Can a casino pay to improve its score?

No. Scores come from a fixed weighted rubric — we couldn’t move them on request even if we wanted to without breaking the same scoring formula we use everywhere else. If a partner’s score is going up, it’s because their service got better; if it’s going down, it’s because their service got worse.

What happens when a casino's bonus terms change?

Our automated monitoring fetches every reviewed casino’s terms and bonus pages weekly. When something material changes — wagering increase, withdrawal limit cut, new restricted state — the system flags it for human review. A reviewer confirms the change and updates the live review, with the change recorded in that review’s public changelog.

Why do you include offshore casinos at all?

Because for most US players, offshore is the only option. Only a handful of states have a regulated online casino market, and outside those states offshore sites are what people actually use. Pretending they don’t exist or refusing to review them doesn’t make them go away — it just leaves players to figure it out from worse sources. We label every offshore operator clearly, show its licensing on the review page, and explain what “offshore” means for a player’s protections. See our state-by-state guide for the current legal status where you live.

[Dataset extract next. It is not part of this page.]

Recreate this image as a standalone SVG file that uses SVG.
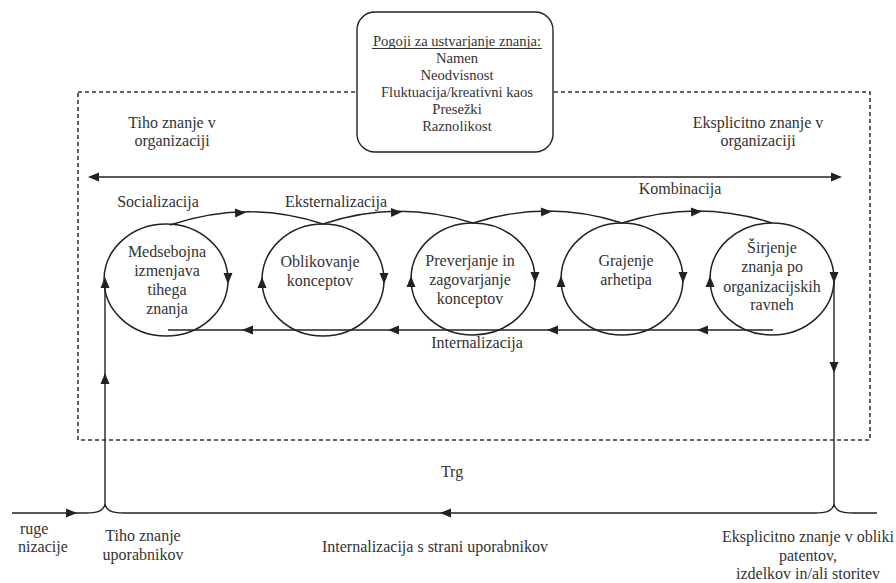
<svg xmlns="http://www.w3.org/2000/svg" xmlns:xlink="http://www.w3.org/1999/xlink" width="896" height="583" viewBox="0 0 896 583" font-family="'Liberation Serif', 'DejaVu Serif', 'Times New Roman', serif">
<style>
  text { font-family: 'Liberation Serif', 'DejaVu Serif', 'Times New Roman', serif; fill: #333; font-size: 16px; text-anchor: middle; }
  .box text { font-size: 14.6px; }
  .ln { fill: none; stroke: #222; stroke-width: 1.4; }
  .dash { fill: none; stroke: #333; stroke-width: 1.6; stroke-dasharray: 4 3; }
  .circ { fill: none; stroke: #222; stroke-width: 1.5; }
  .ah { fill: #222; }
  .start { text-anchor: start; }
</style>
<defs>
  <path id="ah" class="ah" d="M0,0 L-11,-4.5 L-11,4.5 Z"/>
</defs>
<rect width="896" height="583" fill="#fff"/>

<!-- organisation boundary -->
<rect id="org-boundary" class="dash" x="78" y="92" width="792" height="348"/>

<g id="conditions" class="box">
  <rect x="357" y="12" width="196" height="140" rx="18" fill="#fff" stroke="#222" stroke-width="1.4"/>
  <text x="457" y="46">Pogoji za ustvarjanje znanja:</text>
  <line x1="372" y1="48.5" x2="542" y2="48.5" stroke="#333" stroke-width="1"/>
  <text x="457" y="63">Namen</text>
  <text x="457" y="80">Neodvisnost</text>
  <text x="457" y="97">Fluktuacija/kreativni kaos</text>
  <text x="457" y="114">Presežki</text>
  <text x="457" y="131">Raznolikost</text>
</g>

<g id="tacit-org">
  <text x="172" y="128">Tiho znanje v</text>
  <text x="172" y="146">organizaciji</text>
</g>
<g id="explicit-org">
  <text x="758" y="128">Eksplicitno znanje v</text>
  <text x="758" y="146">organizaciji</text>
</g>

<g id="c1">
  <ellipse class="circ" cx="166" cy="280" rx="62" ry="56"/>
  <text x="167" y="257">Medsebojna</text>
  <text x="167" y="276">izmenjava</text>
  <text x="167" y="295">tihega</text>
  <text x="167" y="314">znanja</text>
</g>
<g id="c2">
  <ellipse class="circ" cx="323" cy="280" rx="61" ry="56"/>
  <text x="320" y="267">Oblikovanje</text>
  <text x="320" y="286">konceptov</text>
</g>
<g id="c3">
  <ellipse class="circ" cx="473" cy="279" rx="62" ry="56"/>
  <text x="470" y="266">Preverjanje in</text>
  <text x="470" y="285">zagovarjanje</text>
  <text x="470" y="304">konceptov</text>
</g>
<g id="c4">
  <ellipse class="circ" cx="622" cy="279" rx="61" ry="56"/>
  <text x="626" y="266">Grajenje</text>
  <text x="626" y="285">arhetipa</text>
</g>
<g id="c5">
  <ellipse class="circ" cx="772" cy="279" rx="62" ry="56"/>
  <text x="772" y="253">Širjenje</text>
  <text x="772" y="272">znanja po</text>
  <text x="772" y="292">organizacijskih</text>
  <text x="772" y="310">ravneh</text>
</g>

<g id="labels">
  <text x="158" y="207">Socializacija</text>
  <text x="336" y="207">Eksternalizacija</text>
  <text x="680" y="194">Kombinacija</text>
  <text x="477" y="348">Internalizacija</text>
  <text x="452" y="477">Trg</text>
  <text x="435" y="552">Internalizacija s strani uporabnikov</text>
  <text class="start" x="20" y="534">ruge</text>
  <text class="start" x="18" y="552">nizacije</text>
  <text x="143" y="541">Tiho znanje</text>
  <text x="143" y="560">uporabnikov</text>
  <text x="808" y="542">Eksplicitno znanje v obliki</text>
  <text x="808" y="561">patentov,</text>
  <text x="808" y="579">izdelkov in/ali storitev</text>
</g>

<g id="connectors">
  <!-- tacit <-> explicit axis -->
  <line class="ln" x1="90" y1="177" x2="838" y2="177"/>
  <use xlink:href="#ah" transform="translate(88,177) rotate(180)"/>
  <use xlink:href="#ah" transform="translate(842,177)"/>

  <!-- bridges between circles -->
  <path class="ln" d="M170 225 Q247 199 323 224"/>
  <path class="ln" d="M323 224 Q397 199 473 223"/>
  <path class="ln" d="M473 223 Q548 199 622 223"/>
  <path class="ln" d="M622 223 Q697 199 772 223"/>
  <use xlink:href="#ah" transform="translate(246,212.5) rotate(-2)"/>
  <use xlink:href="#ah" transform="translate(402,212) rotate(-2)"/>
  <use xlink:href="#ah" transform="translate(552,211.5) rotate(-2)"/>
  <use xlink:href="#ah" transform="translate(702,211.5) rotate(-2)"/>

  <!-- circle direction arrows -->
  <use xlink:href="#ah" transform="translate(228,284) rotate(90)"/>
  <use xlink:href="#ah" transform="translate(384,284) rotate(90)"/>
  <use xlink:href="#ah" transform="translate(535,283) rotate(90)"/>
  <use xlink:href="#ah" transform="translate(683,283) rotate(90)"/>
  <use xlink:href="#ah" transform="translate(834,283) rotate(90)"/>
  <use xlink:href="#ah" transform="translate(105,277) rotate(-90)"/>
  <use xlink:href="#ah" transform="translate(262,277) rotate(-90)"/>
  <use xlink:href="#ah" transform="translate(411,276) rotate(-90)"/>
  <use xlink:href="#ah" transform="translate(561,276) rotate(-90)"/>
  <use xlink:href="#ah" transform="translate(710,276) rotate(-90)"/>

  <!-- internalisation return line -->
  <line class="ln" x1="168" y1="330" x2="773" y2="330"/>
  <use xlink:href="#ah" transform="translate(242,330) rotate(180)"/>
  <use xlink:href="#ah" transform="translate(388,330) rotate(180)"/>
  <use xlink:href="#ah" transform="translate(547,330) rotate(180)"/>
  <use xlink:href="#ah" transform="translate(697,330) rotate(180)"/>

  <!-- vertical links to market -->
  <line class="ln" x1="105" y1="506" x2="105" y2="281"/>
  <use xlink:href="#ah" transform="translate(105,373) rotate(-90)"/>
  <line class="ln" x1="834" y1="281" x2="834" y2="506"/>
  <use xlink:href="#ah" transform="translate(834,373) rotate(90)"/>

  <!-- market line -->
  <path class="ln" d="M12 513 H86 C96 513 102 512 105 505 C108 512 114 513 124 513 H815 C825 513 831 512 834 505 C837 512 843 513 853 513 H877"/>
  <use xlink:href="#ah" transform="translate(77,513)"/>
  <use xlink:href="#ah" transform="translate(440,513) rotate(180)"/>
</g>
</svg>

How do I report something I think is wrong?

Use our contact form. Include the URL, the specific claim you’re disputing, and any evidence you have. We read every report and reply, usually within 48 hours.

Do you use AI to write reviews?

No. AI on this site does monitoring work — fetching pages, comparing snapshots, flagging changes. Every editorial judgement, every score, every paragraph of opinion comes from a human reviewer who actually used the site. AI never writes published copy.

What if a casino disputes a review?

We’ll consider factual disputes if the casino can provide documentation that we recorded something incorrectly. We won’t change opinions, soften negative copy, or move scores because a casino objects. Any improper approach — offering payment or threatening legal action over a review — gets noted in the review itself.